** START **

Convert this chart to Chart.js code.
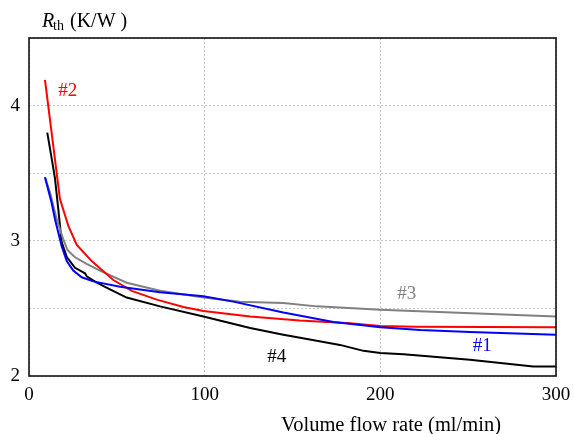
<!DOCTYPE html>
<html>
<head>
<meta charset="utf-8">
<title>Rth vs flow rate</title>
<script src="https://cdn.jsdelivr.net/npm/chart.js@4.4.1/dist/chart.umd.min.js"></script>
<style>
  html, body { margin: 0; padding: 0; background: #fff; }
  #wrap { width: 574px; height: 434px; }
</style>
</head>
<body>
<div id="wrap"><canvas id="rthChart" width="574" height="434"></canvas></div>
<script>
// ── data ──────────────────────────────────────────────────────────────────
const flow1 = [9.1, 12.9, 14.8, 18.6, 21.5, 25.2, 30, 36.6, 51.8, 74.6, 99.3, 116.3, 144.8, 173.3, 200, 222.7, 251, 300];
const rth1  = [3.47, 3.28, 3.16, 2.96, 2.85, 2.78, 2.73, 2.70, 2.66, 2.62, 2.59, 2.55, 2.47, 2.40, 2.36, 2.34, 2.325, 2.305];

const flow2 = [9.1, 17.6, 22.4, 27.2, 35.7, 48, 58.5, 72.7, 87.9, 99.3, 125.9, 154, 182.8, 199.9, 220, 300];
const rth2  = [4.19, 3.31, 3.11, 2.97, 2.85, 2.71, 2.63, 2.565, 2.51, 2.48, 2.44, 2.41, 2.39, 2.37, 2.365, 2.36];

const flow3 = [9.1, 11.9, 15.8, 19.5, 22, 26, 32.8, 40.4, 55.6, 74.6, 99.3, 120, 144.8, 163.8, 200, 300];
const rth3  = [3.47, 3.36, 3.16, 3.01, 2.93, 2.88, 2.83, 2.78, 2.69, 2.63, 2.58, 2.55, 2.54, 2.515, 2.49, 2.44];

const flow4 = [10.4, 12.9, 14.8, 16.7, 18.6, 21.5, 26.2, 31.9, 33, 38.6, 46.1, 55.6, 74.6, 99.3, 125.9, 144.8, 163.8, 177, 190.4, 200, 213.2, 251, 287, 300];
const rth4  = [3.80, 3.61, 3.46, 3.23, 2.99, 2.88, 2.80, 2.76, 2.735, 2.69, 2.64, 2.58, 2.515, 2.44, 2.355, 2.305, 2.26, 2.23, 2.186, 2.17, 2.16, 2.12, 2.07, 2.07];

const xTicks = [0, 100, 200, 300];
const yTicks = [2, 3, 4];

// curve labels: text, colour, anchor (data units)
const curveLabels = [
    { text: '#1', color: '#0000ff', x: 258, y: 2.22 },
    { text: '#2', color: '#ff0000', x: 22, y: 4.11 },
    { text: '#3', color: '#808080', x: 215, y: 2.61 },
    { text: '#4', color: '#000000', x: 141, y: 2.14 }
];

const SERIF = '"Liberation Serif", "DejaVu Serif", serif';

function pts(xs, ys) {
    return xs.map((x, i) => ({ x: x, y: ys[i] }));
}

function line(label, xs, ys, color) {
    return {
        label: label,
        data: pts(xs, ys),
        borderColor: color,
        borderWidth: 2,
        pointRadius: 0,
        tension: 0,
        fill: false
    };
}

// frame, axis titles and curve labels
const decorations = {
    id: 'decorations',
    afterDraw(chart) {
        const ctx = chart.ctx;
        const a = chart.chartArea;
        const xs = chart.scales.x, ys = chart.scales.y;
        ctx.save();
        ctx.strokeStyle = '#111';
        ctx.lineWidth = 1.6;
        ctx.strokeRect(a.left, a.top, a.right - a.left, a.bottom - a.top);

        ctx.textBaseline = 'middle';
        ctx.textAlign = 'center';
        ctx.font = '19px ' + SERIF;
        curveLabels.forEach(l => {
            ctx.fillStyle = l.color;
            ctx.fillText(l.text, xs.getPixelForValue(l.x), ys.getPixelForValue(l.y));
        });

        // y title: R_th (K/W )
        ctx.fillStyle = '#000';
        ctx.textAlign = 'left';
        ctx.textBaseline = 'alphabetic';
        ctx.font = 'italic 20px ' + SERIF;
        ctx.fillText('R', 42, 27);
        ctx.font = '14px ' + SERIF;
        ctx.fillText('th', 53, 30);
        ctx.font = '20px ' + SERIF;
        ctx.fillText('(K/W )', 70, 27);

        // x title
        ctx.textAlign = 'center';
        ctx.font = '20.5px ' + SERIF;
        ctx.fillText('Volume flow rate (ml/min)', 391, 431);
        ctx.restore();
    }
};

new Chart(document.getElementById('rthChart'), {
    type: 'line',
    data: {
        datasets: [
            line('#1', flow1, rth1, '#0000ff'),
            line('#2', flow2, rth2, '#ff0000'),
            line('#3', flow3, rth3, '#808080'),
            line('#4', flow4, rth4, '#000000')
        ]
    },
    options: {
        responsive: false,
        animation: false,
        devicePixelRatio: 1,
        layout: { padding: { top: 38, right: 18, left: 0, bottom: 0 } },
        plugins: {
            legend: { display: false },
            tooltip: { enabled: false }
        },
        scales: {
            x: {
                type: 'linear',
                min: 0,
                max: 300,
                afterFit: s => { s.height = 58; s.paddingLeft = 0; s.paddingRight = 0; },
                afterBuildTicks: s => { s.ticks = xTicks.map(v => ({ value: v })); },
                ticks: { color: '#000', padding: 8, maxRotation: 0, font: { family: SERIF, size: 19 } },
                grid: { color: '#c8c8c8', drawTicks: false, lineWidth: 1 },
                border: { display: false, dash: [2, 2] }
            },
            y: {
                min: 2,
                max: 4.5,
                afterFit: s => { s.width = 29; s.paddingTop = 0; s.paddingBottom = 0; },
                ticks: {
                    stepSize: 0.5,
                    color: '#000',
                    padding: 9,
                    font: { family: SERIF, size: 19 },
                    callback: v => yTicks.includes(v) ? String(v) : ''
                },
                grid: { color: '#c8c8c8', drawTicks: false, lineWidth: 1 },
                border: { display: false, dash: [2, 2] }
            }
        }
    },
    plugins: [decorations]
});
</script>
</body>
</html>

** END **

### Your task
Only the lines from the start of the material through the line containing "2.12, 2.07, 2.07];" should be transcribed. Pictures stay out.

### Exercise solution
Convert this chart to Chart.js code.
<!DOCTYPE html>
<html>
<head>
<meta charset="utf-8">
<title>Rth vs flow rate</title>
<script src="https://cdn.jsdelivr.net/npm/chart.js@4.4.1/dist/chart.umd.min.js"></script>
<style>
  html, body { margin: 0; padding: 0; background: #fff; }
  #wrap { width: 574px; height: 434px; }
</style>
</head>
<body>
<div id="wrap"><canvas id="rthChart" width="574" height="434"></canvas></div>
<script>
// ── data ──────────────────────────────────────────────────────────────────
const flow1 = [9.1, 12.9, 14.8, 18.6, 21.5, 25.2, 30, 36.6, 51.8, 74.6, 99.3, 116.3, 144.8, 173.3, 200, 222.7, 251, 300];
const rth1  = [3.47, 3.28, 3.16, 2.96, 2.85, 2.78, 2.73, 2.70, 2.66, 2.62, 2.59, 2.55, 2.47, 2.40, 2.36, 2.34, 2.325, 2.305];

const flow2 = [9.1, 17.6, 22.4, 27.2, 35.7, 48, 58.5, 72.7, 87.9, 99.3, 125.9, 154, 182.8, 199.9, 220, 300];
const rth2  = [4.19, 3.31, 3.11, 2.97, 2.85, 2.71, 2.63, 2.565, 2.51, 2.48, 2.44, 2.41, 2.39, 2.37, 2.365, 2.36];

const flow3 = [9.1, 11.9, 15.8, 19.5, 22, 26, 32.8, 40.4, 55.6, 74.6, 99.3, 120, 144.8, 163.8, 200, 300];
const rth3  = [3.47, 3.36, 3.16, 3.01, 2.93, 2.88, 2.83, 2.78, 2.69, 2.63, 2.58, 2.55, 2.54, 2.515, 2.49, 2.44];

const flow4 = [10.4, 12.9, 14.8, 16.7, 18.6, 21.5, 26.2, 31.9, 33, 38.6, 46.1, 55.6, 74.6, 99.3, 125.9, 144.8, 163.8, 177, 190.4, 200, 213.2, 251, 287, 300];
const rth4  = [3.80, 3.61, 3.46, 3.23, 2.99, 2.88, 2.80, 2.76, 2.735, 2.69, 2.64, 2.58, 2.515, 2.44, 2.355, 2.305, 2.26, 2.23, 2.186, 2.17, 2.16, 2.12, 2.07, 2.07];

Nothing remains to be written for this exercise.